“Draw trees” by Norman Battershill is another cheap publication in my collection of books on drawing trees. The first publication was in 1980 and the paperback version I bought is from 2004. There is not much text in this book, but what a text! I would love to quote the first chapter “Making a start” in full, but with respect to the copyright I want to quote only a few sentences.
“The time you spend on a drawing is not important. A ten-minute sketch can say more than a slow, painstaking drawing that takes many hours”
“To do an interesting drawing, you must enjoy it…The less you think about how you are drawing and the more you think about what you are drawing, the better your drawing will be.”

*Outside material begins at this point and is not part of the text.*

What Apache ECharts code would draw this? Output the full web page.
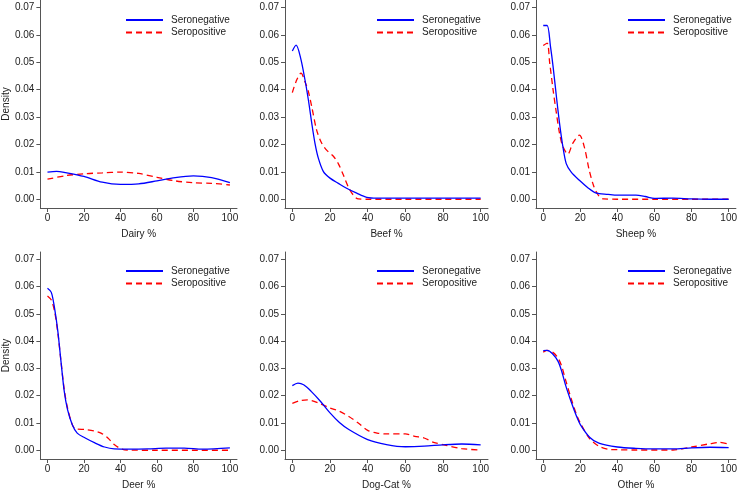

“Be as bold as you dare….”
I tried hard to find some superfluous words or sentence in the book, no chance. This gentlemen does not waste your time. After long years of own drawing I can say that the text is the essence of what is possible to say about drawing trees. The book introduces the reader quickly to many different drawing media and papers on three pages. After that numerous example drawings illustrate how to draw trees. Norman Battershill studies trees always as an element of landscape, which is great in my opinion as the student learns about composition and gets prepared to the real situation in a landscape.
The drawings are very inspiring. The tour through different media like pencil, charcoal and ink motivate for own explorations. I would not recommend this book to readers who want to see very detailed, super realistic drawings of foliage , leaves or bark, rather to those who are interested to learn how to learn lively drawing and sketching of entire trees as part of landscape studies.
The two quick studies in this post are done after one of the drawings by Norman Battershill. The top is a HB pencil study (not my preferred medium) and at the bottom is a study in black oil pastel.